Once the pilot is stable, document the setup. Write down which fields mean what, how statuses are defined, and what to do when a task structure changes mid-project. New team members should be able to read that document and use the dashboard correctly without needing a guided walkthrough. A well-documented system is far easier to maintain than one that lives only in the heads of the people who built it. For teams already working within a broader project management system, the tracking dashboard should extend that structure rather than duplicate it.
Using project tracking data to improve delivery and planning
The data your project tracker generates is useful beyond the current project. Most teams look at their dashboard to see what is happening now, but the more valuable habit is reviewing it at the end of a project to understand what went wrong, where delays started, and what the early signals were. That retrospective view changes how you plan the next project.
Look at where tasks sat longest in a particular status. If multiple tasks stalled at the review stage across several projects, that is a process issue, not a staffing one. The tracker shows you where the bottleneck consistently appears. You can then decide whether the review stage needs clearer criteria, a shorter turnaround expectation, or a different owner structure.
Deadline accuracy is a useful metric to track over time. If your team estimates task durations and the dashboard records actual completion dates, you can compare the two across projects. Teams that consistently underestimate tend to do so in specific types of work. Knowing that your content tasks always run longer than planned, for example, means you can build a more realistic buffer into future timelines without guessing.
Workload distribution becomes visible in the data too. If the same two or three people are assigned the most tasks across every project, that pattern shows up clearly when you look at assignment data over time. Addressing it before someone burns out is far easier than addressing it after. The tracker makes the imbalance visible, and the conversation becomes grounded in what is happening rather than in assumptions.
For teams running iterative delivery, comparing velocity across sprints gives you a baseline for what your team can deliver in a given period. This is where a project tracker connects directly to your planning process. If you know your team closes an average number of tasks per week, you can set sprint scope accordingly rather than relying on optimistic estimates. Teams working in agile cycles can explore how this data feeds into sprint planning through resources on agile project management tools and their built-in reporting capabilities.

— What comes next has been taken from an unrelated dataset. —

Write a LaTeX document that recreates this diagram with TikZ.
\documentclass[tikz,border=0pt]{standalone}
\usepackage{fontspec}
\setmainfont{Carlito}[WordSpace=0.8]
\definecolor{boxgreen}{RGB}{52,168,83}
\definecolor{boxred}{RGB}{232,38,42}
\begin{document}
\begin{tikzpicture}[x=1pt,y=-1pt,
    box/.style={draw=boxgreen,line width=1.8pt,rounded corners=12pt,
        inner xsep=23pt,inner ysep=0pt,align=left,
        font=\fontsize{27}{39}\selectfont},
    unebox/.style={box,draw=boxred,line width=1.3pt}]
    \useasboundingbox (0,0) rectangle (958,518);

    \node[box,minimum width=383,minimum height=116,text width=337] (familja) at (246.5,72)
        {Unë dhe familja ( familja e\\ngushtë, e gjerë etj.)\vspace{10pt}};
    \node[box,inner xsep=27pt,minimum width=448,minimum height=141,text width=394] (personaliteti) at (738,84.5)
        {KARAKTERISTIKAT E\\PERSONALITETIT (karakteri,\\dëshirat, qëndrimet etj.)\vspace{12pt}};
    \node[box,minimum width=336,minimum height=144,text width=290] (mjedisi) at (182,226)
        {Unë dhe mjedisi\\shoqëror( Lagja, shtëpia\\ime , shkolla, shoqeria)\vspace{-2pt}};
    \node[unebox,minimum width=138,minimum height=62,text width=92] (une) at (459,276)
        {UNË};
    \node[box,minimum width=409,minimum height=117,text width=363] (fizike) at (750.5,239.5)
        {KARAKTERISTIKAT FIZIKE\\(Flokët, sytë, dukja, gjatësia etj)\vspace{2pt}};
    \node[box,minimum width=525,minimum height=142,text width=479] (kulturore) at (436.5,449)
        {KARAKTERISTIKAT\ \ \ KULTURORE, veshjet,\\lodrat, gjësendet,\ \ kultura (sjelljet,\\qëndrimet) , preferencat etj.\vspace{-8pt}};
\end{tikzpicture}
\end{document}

Finally, use the data to improve your dashboard itself. If certain fields are never updated, remove them. If a status label is consistently misused, rename it or split it. A project tracker that evolves based on how the team uses it stays relevant. One that gets set up once and never adjusted tends to get abandoned within a few months.
What this means for you
A project tracking dashboard is not a reporting tool for leadership. It is a working tool for the people delivering the project. The distinction matters because it changes what you prioritise when you set one up. Build it for the person who needs to know whether they are on track today, not for the person who reviews a summary once a week. When the dashboard serves the team doing the work, it gets maintained. When it exists only to produce reports, it gets neglected within a few weeks and falls out of date.
The setup does not need to be complicated. A clear status field, named owners, visible deadlines, and a regular update rhythm cover the majority of what most teams need. You can add complexity later if the project demands it. Starting with too many fields and views tends to create a system that nobody maintains consistently because updating it takes longer than the value it provides. Keep the initial build lean and expand it once the team has settled into a rhythm with the basics.

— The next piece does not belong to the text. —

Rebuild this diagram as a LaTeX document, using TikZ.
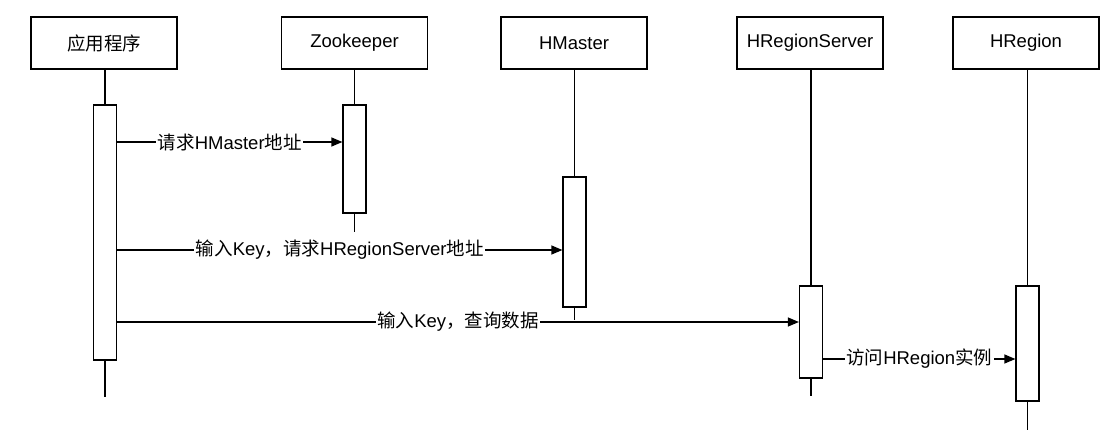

Tool choice is secondary to team behaviour. The best project tracker on the market will not fix a team that does not update their tasks. Before you spend time evaluating tools, agree on what the team will track, how often they will update it, and who is responsible for keeping it accurate. That agreement does more for project visibility than any feature comparison. A shared commitment to keeping the dashboard current is the single biggest factor in whether it works, regardless of which platform you use.
The data you collect from tracking is an asset that compounds over time. Each project you track gives you better information for planning the next one. Delivery time estimates become more accurate. Bottlenecks become easier to spot before they become crises. Workload imbalances become visible before they affect morale or cause missed deadlines. None of that happens from a single project, but the pattern builds steadily if you keep the habit across every project you run.

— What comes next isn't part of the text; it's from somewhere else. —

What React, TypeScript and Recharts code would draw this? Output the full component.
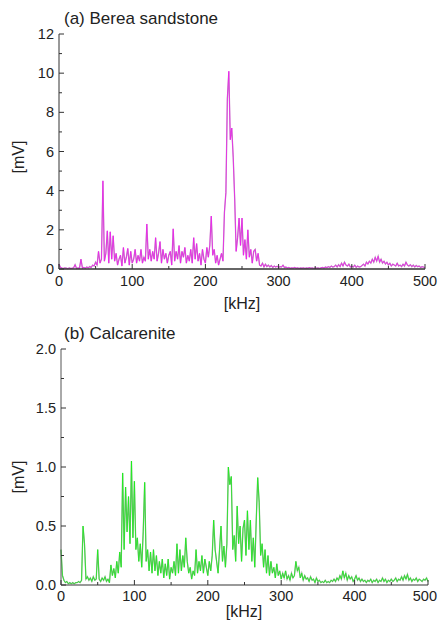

If your team has never used a project tracker before, start with one project and one tool. Get that working well before expanding to the rest of the team or adding more projects to the same system. The most common mistake is rolling out a new tracker to everyone at once before the setup is stable. When problems appear at scale, they are harder to fix because more people are already working around them and have developed their own workarounds.
If you already track projects but the dashboard is not being used consistently, the problem is almost always the update process, not the tool. Either the updates take too long, the fields do not match how the team thinks about the work, or nobody has made it clear what consistent use looks like. Fix the process first, then evaluate whether the tool is the right fit. Switching tools without fixing the process tends to produce the same result with a different interface and the same amount of frustration.
Accountability matters more than automation at the early stages. Most teams want to automate status updates as quickly as possible, and while that is a worthwhile goal over time, getting the team into the habit of updating their own tasks first builds better discipline. People who understand why the dashboard needs to be accurate are more reliable contributors to it than people who only interact with it because a tool forces a status change. Build the habit before you build the automation.
Consider how your tracker connects to the way your team plans future work. If you track sprints and iterations, your dashboard data can inform how much you commit to in the next cycle. Teams that review their tracking data before planning sessions make more realistic commitments than those who plan from instinct. This is where a project tracker moves from a passive record to an active planning tool that shapes how the whole team works.
The broader context for how tracking fits into your overall setup is worth thinking through carefully. A project tracker is one layer of a wider system that includes task assignment, team communication, and resource planning. How those layers connect determines whether your dashboard gives you an accurate picture or a partial one. For a fuller look at how tracking sits within the wider toolkit, the project management tools for teams guide covers the full stack from task management through to workload planning and delivery oversight.
Start with visibility. Build the habit of checking the dashboard daily. Use the data to improve your planning. A team that tracks well plans well, and a team that plans well delivers consistently.